8. Best Practices & Pitfalls to Avoid
While automating stop‑losses is powerful, there are pitfalls and subtleties:
Mistake / Pitfall |
Why It Fails / Harmful |
How to Avoid |
Placing Stop‑Loss Too Tight |
Frequent whipsaws/triggers; hurt performance |
Use volatility‑based buffer (e.g., ATR, recent price swings) or support zones rather than arbitrary %. |
Stop‑Loss Too Wide |
Large losses, capital erosion |
Balance risk; only allocate what you can afford to lose; use a smaller % if using leverage. |
Ignoring Slippage / Liquidity |
In fast markets or illiquid tokens, a stop can execute far below the stop price |
Use exchanges with good liquidity; perhaps use stop‑limit or specify max slippage. |
Not Using Trailing Stops |
Missing out on gains or giving them back |
When the trend moves favorably, trailing rules lock in profits. |
Disabling Stops Out of Fear |
Removing stops when trade shows loss often leads to bigger losses |
Stick to the plan. Automation helps here. |
9. Measuring Effectiveness: Metrics to Track
To know whether your stop‑loss automation works, track:
- Drawdown: Maximum loss from peak to trough per trade and overall portfolio.

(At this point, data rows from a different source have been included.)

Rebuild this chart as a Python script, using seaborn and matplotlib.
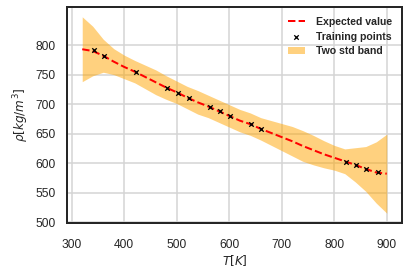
import numpy as np
import pandas as pd
import matplotlib
matplotlib.use("Agg")
import matplotlib.pyplot as plt
from matplotlib.font_manager import FontProperties
import seaborn as sns

# Training points
train_T = [342, 361, 423, 482, 503, 523, 563, 582, 602, 642, 661, 822, 842, 861, 883]
train_rho = [791.5, 782, 755, 728, 719, 710.5, 695, 687.5, 680, 665.5, 658, 602.5, 597, 590, 584]

# Predictive mean and two-std half width
grid_T = [320, 340, 360, 380, 400, 420, 440, 460, 480, 500, 520, 540, 560, 580, 600,
          620, 640, 660, 680, 700, 720, 740, 760, 780, 800, 820, 840, 860, 880, 900]
mean_rho = [793, 790, 782, 772, 763, 755, 746, 737, 728, 720, 711, 703, 696, 688, 680,
            672, 666, 658, 651, 644, 637, 629, 622, 615, 609, 603, 597, 590, 584, 582]
two_std = [55, 42, 28, 22, 20, 19, 20, 21, 20, 19, 19, 20, 19, 19, 19,
           19, 19, 19, 21, 23, 25, 26, 25, 23, 21, 21, 29, 38, 52, 67]

sns.set_theme(style="whitegrid")
plt.rcParams['font.family'] = ['Liberation Sans', 'DejaVu Sans']
plt.rcParams['mathtext.fontset'] = 'dejavusans'

df_pred = pd.DataFrame({"T": grid_T, "mean": mean_rho, "s2": two_std})
df_pred["lo"] = df_pred["mean"] - df_pred["s2"]
df_pred["hi"] = df_pred["mean"] + df_pred["s2"]
df_train = pd.DataFrame({"T": train_T, "rho": train_rho})

fig = plt.figure(figsize=(408/72, 278/72), dpi=72)
ax = fig.add_axes([67/408, 1 - 223/278, (402-67)/408, (223-7)/278])

sns.lineplot(data=df_pred, x="T", y="mean", ax=ax, color="red", linestyle="--",
             linewidth=2, label="Expected value")
sns.scatterplot(data=df_train, x="T", y="rho", ax=ax, marker="x", color="black",
                s=20, linewidth=1.3, label="Training points", zorder=3)
ax.fill_between(df_pred["T"], df_pred["lo"], df_pred["hi"], color="orange",
                alpha=0.5, linewidth=0, label="Two std band")

ax.set_xticks([300, 400, 500, 600, 700, 800, 900])
ax.set_yticks([500, 550, 600, 650, 700, 750, 800])
ax.tick_params(labelsize=12, length=0, labelcolor="#262626")
ax.tick_params(axis="x", pad=16)
ax.tick_params(axis="y", pad=11)
ax.set_xlabel("$T[K]$", fontsize=12, labelpad=2)
ax.set_ylabel(r"$\rho[kg/m^3]$", fontsize=12, labelpad=5)
ax.grid(True, color="#d4d4d4", linewidth=1.5)
for sp in ax.spines.values():
    sp.set_color("#262626")
    sp.set_linewidth(2)
    sp.set_visible(True)

legfont = FontProperties(family="Liberation Sans", weight="bold", size=10.5)
leg = ax.legend(loc="upper right", frameon=False, prop=legfont,
                handlelength=1.7, handletextpad=1.0, borderaxespad=0.55,
                labelspacing=0.45)

fig.savefig("out.png", dpi=72)
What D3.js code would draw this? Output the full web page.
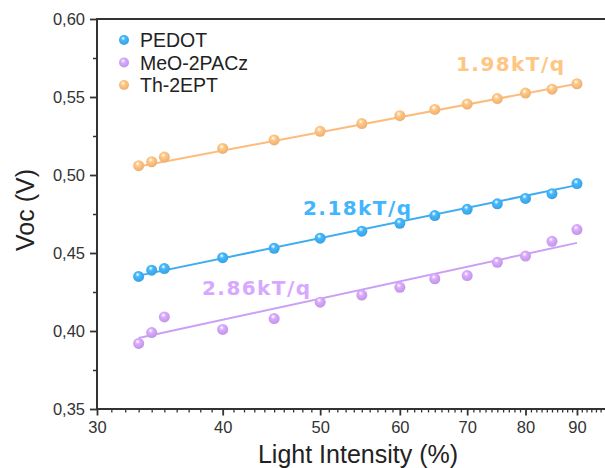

- Win Rate & Average Loss vs Average Win: See whether your stop‑loss level gives a favorable risk/reward.
- Sharpe Ratio / Sortino Ratio: Risk‑adjusted performance often improves with good stop rules. (Studies show momentum strategies + stop‑loss improve Sharpe ratios)
- Number of times stopped out prematurely: If stops trigger often on “false breaks”, you may need adjustments.
- Total Capital Preserved: How much drawdown was avoided vs an equivalent non‑stop strategy?
10. Final Thoughts
Automating stop‑loss rules isn’t just “best practice”—in crypto, it’s a necessity. The frequency of sudden moves, exploits, and leverage risks demands that your downside is protected automatically.
By combining strong stop‑loss logic (fixed, trailing, support‑based), disciplined risk‑reward, and automation (e.g., via Coinrule), you can:
- Prevent large, avoidable losses
- Preserve capital for new opportunities
- Improve risk‑adjusted returns (as evidence shows)
Stop‑loss automation guards against crypto exploits and makes trading defensible—not driven by fear or luck.